The original spiritual ‘Sinner Man’ was ostensibly based on a story in the biblical Book of Exodus, in which a man attempts to run from God’s judgment on humankind’s Day of Reckoning, but in the end fails to escape his fate as a sinner. Somehow, Simone turns what should be an ominous warning to those who don’t follow the righteous path of God into a formidable statement of defiance.
The first extended calls of “power” and “kingdom” come immediately after Simone admits she “ran to the Devil” on the Lord’s instruction. She seems to be invoking the true experience of African Americans, who were brutalised and oppressed to such an extent by white slaveowners and the Jim Crow South that they had no choice but to rise up and fight back.
Simone repeatedly expresses her exasperation at the apparent limitations of God and religion in resolving the plight of black Americans. ”Don’t you see me down here prayin’?” she cries out before returning with an even more direct question in the song’s final lines: “Don’t you know I need you, Lord?”

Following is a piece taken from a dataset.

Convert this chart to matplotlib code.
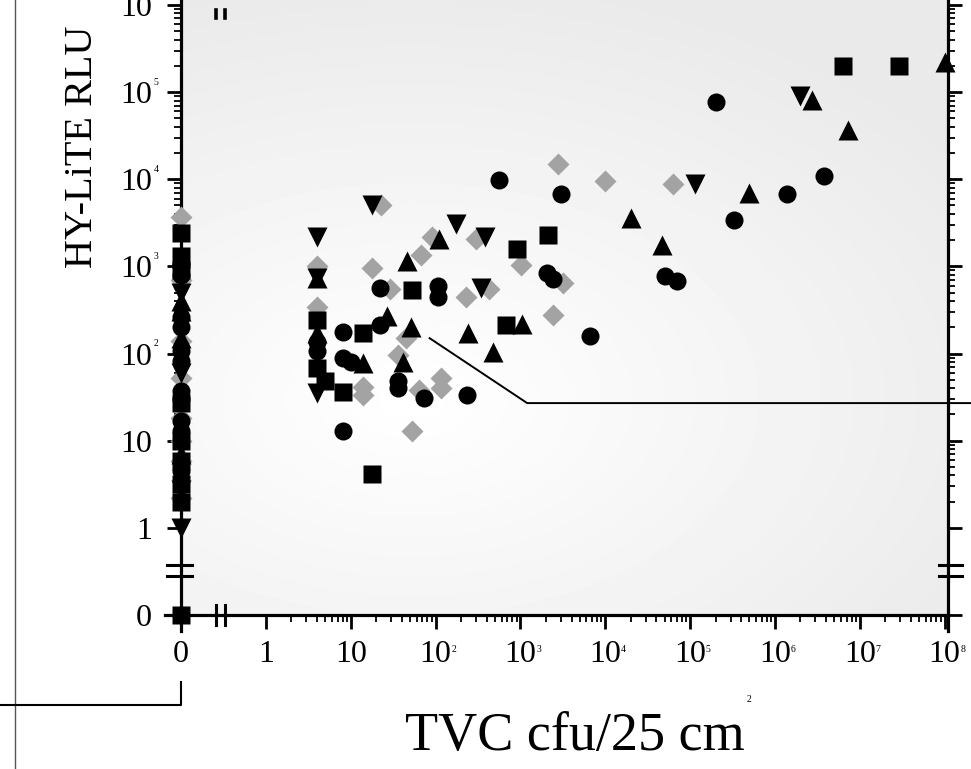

She makes it very clear that turning to the Devil is ultimately the only option the “sinner man” has at his disposal. And not only the Devil but the Devil’s music, otherwise known as the blues. The music took the spiritual away from religious themes and gave rise to all other traditions of popular music in the United States thereafter, thanks to the cultural influence of former slaves from Africa. Not least, Simone’s own potent mix of jazz and unholy gospel.
And so, although the “sinner man” she’s referring to isn’t any particular person, he’s certainly more specific than the generic human sinner referred to in the Book of Exodus. He’s a black American forced into a corner from which he has to fight his way out. Through the black struggle, black power, and black music.
Three things in which Simone herself was an active and influential participant for most of her life, from the civil rights movement, her protest songs and association with the Black Panther Party, and her time living in Liberia. Nina Simone was the sinnerwoman she was singing about.